There was much more action in the second 45 minutes, a switch in pace that would seemingly benefit UNC. But instead, it was the Mountaineers who took advantage.
In the 74th minute, West Virginia took a 1-0 lead behind the foot of Michaela Abam. The forward found herself with the ball after a set piece, cut back to her left foot and powered the ball through the gloves of Harris.
The Tar Heels had plenty of chances to equalize, however. In the 77th minute, first-year forward Bridgette Andrzejewski received a cross in the middle of the box, but her shot sailed high over the bar. Just more than a minute later, the ball fell to fellow first-year forward Madison Schultz in the box. She was all alone from six yards out, but she mishit the shot and sent it high.
Junior midfielder Megan Buckingham had a half-chance a few minutes later, but the Tar Heels never could muster another solid opportunity.
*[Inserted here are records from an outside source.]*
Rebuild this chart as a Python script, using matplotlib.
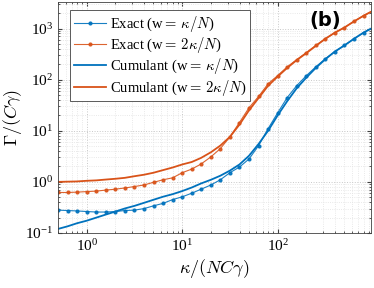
import matplotlib
matplotlib.use('Agg')
import matplotlib.pyplot as plt
import numpy as np

# kappa/(N C gamma) grid, 0.1-decade steps from 0.5 to 1000
kappa = [0.50, 0.63, 0.79, 1.0, 1.26, 1.58, 2.0, 2.51, 3.16, 3.98,
         5.01, 6.31, 7.94, 10.0, 12.6, 15.8, 20.0, 25.1, 31.6, 39.8,
         50.1, 63.1, 79.4, 100, 126, 158, 200, 251, 316, 398,
         501, 631, 794, 1000]

exact_w1 = [0.28, 0.275, 0.27, 0.263, 0.257, 0.257, 0.263, 0.275, 0.28, 0.30,
            0.34, 0.38, 0.45, 0.51, 0.60, 0.72, 0.87, 1.10, 1.51, 1.95,
            2.8, 5.1, 11.0, 22.4, 44.7, 76, 120, 178, 257, 355,
            468, 631, 832, 1047]

exact_w2 = [0.62, 0.62, 0.63, 0.645, 0.66, 0.69, 0.72, 0.76, 0.81, 0.87,
            0.98, 1.10, 1.20, 1.51, 1.78, 2.24, 3.09, 4.47, 7.6, 14.5,
            28.2, 46.8, 83, 120, 178, 245, 339, 468, 631, 832,
            1047, 1380, 1778, 2239]

cumul_w1 = [0.120, 0.135, 0.155, 0.174, 0.200, 0.229, 0.263, 0.302, 0.339, 0.389,
            0.447, 0.513, 0.575, 0.661, 0.776, 0.933, 1.10, 1.32, 1.66, 2.19,
            3.24, 5.50, 10.0, 20.0, 38.0, 67.6, 110, 170, 251, 355,
            468, 631, 832, 1047]

cumul_w2 = [1.00, 1.01, 1.02, 1.05, 1.07, 1.11, 1.15, 1.20, 1.29, 1.38,
            1.51, 1.70, 1.91, 2.19, 2.45, 2.95, 3.80, 5.13, 7.59, 13.2,
            25.1, 43.7, 75.9, 115, 170, 240, 331, 457, 631, 832,
            1047, 1380, 1778, 2239]

blue = '#0072BD'
orange = '#D95319'

plt.rcParams['font.family'] = 'serif'
plt.rcParams['font.serif'] = ['Liberation Serif', 'DejaVu Serif']
plt.rcParams['mathtext.fontset'] = 'cm'

fig = plt.figure(figsize=(3.74, 2.88), dpi=100)
ax = fig.add_axes([0.155, 0.191, 0.837, 0.802])

ax.plot(kappa, exact_w1, '.-', color=blue, lw=0.8, ms=4, alpha=0.9,
        label=r'Exact (w$=\,\kappa/N$)')
ax.plot(kappa, exact_w2, '.-', color=orange, lw=0.8, ms=4, alpha=0.9,
        label=r'Exact (w$=\,2\kappa/N$)')
ax.plot(kappa, cumul_w1, '-', color=blue, lw=1.3,
        label=r'Cumulant (w$=\,\kappa/N$)')
ax.plot(kappa, cumul_w2, '-', color=orange, lw=1.3,
        label=r'Cumulant (w$=\,2\kappa/N$)')

ax.set_xscale('log')
ax.set_yscale('log')
ax.set_xlim(0.5, 950)
ax.set_ylim(0.1, 3300)

ax.grid(True, which='major', ls=':', color='#c8c8c8', lw=0.7)
ax.grid(True, which='minor', ls=':', color='#e2e2e2', lw=0.6)
ax.tick_params(which='both', direction='in', top=True, right=True,
               labelsize=11, color='#404040')
ax.tick_params(which='major', length=3)
ax.tick_params(which='minor', length=1.6)
for s in ax.spines.values():
    s.set_color('#404040')
    s.set_linewidth(0.6)

ax.set_xlabel(r'$\kappa/(NC\gamma)$', fontsize=13, labelpad=2)
ax.set_ylabel(r'$\Gamma/(C\gamma)$', fontsize=13, labelpad=1)

leg = ax.legend(loc='upper left', fontsize=10.5, labelspacing=0.08,
                handlelength=2.2, handletextpad=0.3, borderpad=0.25,
                fancybox=False, framealpha=1, edgecolor='#404040',
                bbox_to_anchor=(0.015, 0.995))
leg.get_frame().set_linewidth(0.6)

ax.text(0.905, 0.918, '(b)', transform=ax.transAxes, ha='right', va='center',
        fontsize=14, fontweight='bold', family='DejaVu Sans')

fig.savefig('out.png', dpi=100)
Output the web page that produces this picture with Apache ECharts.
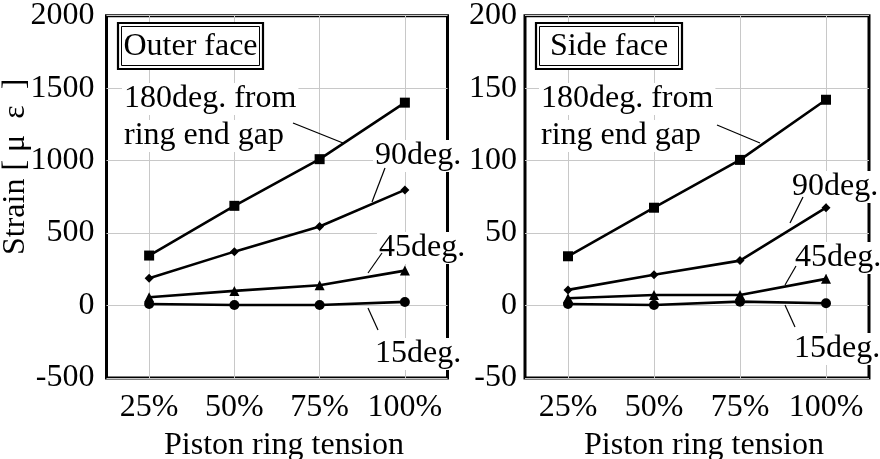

West Virginia was able to keep possession for the latter five minutes of the game, bleeding the clock and putting an end to North Carolina's improbable tournament run.
Who stood out?
Abam caused problems all day for UNC. Her pace and size proved a matchup nightmare for the Tar Heel back three, and her strong left foot gave the Mountaineers a lead they would never relinquish.
For UNC, defender Maggie Bill played perhaps her best game of the tournament. She has often been overlooked because of the play of her cohorts on the back line — Julia Ashley and Hanna Gardner — but she consistently battled against an adept West Virginia attack and held her own against some pretty talented forwards.
When was it decided?
Things began to unravel for UNC with less than five minutes remaining. The Mountaineers took control of the ball and spent the remaining time on the clock in the corners of the field as time ran out.
Why does it matter?
UNC hasn't won a national championship since 2012. With the loss to the Mountaineers, the graduating class of true seniors — made up of midfielders Darcy McFarlane and Cameron Castleberry and forward Sarah Ashley Firstenberg — will be the first four-year players to leave the North Carolina women's soccer team without winning a national title.
The broken streak might hurt most for McFarlane, who went down with an injury in the 23rd minute. She couldn't continue and had to watch from the bench for the next 67 minutes as her team's chances at an NCAA title slowly slipped away.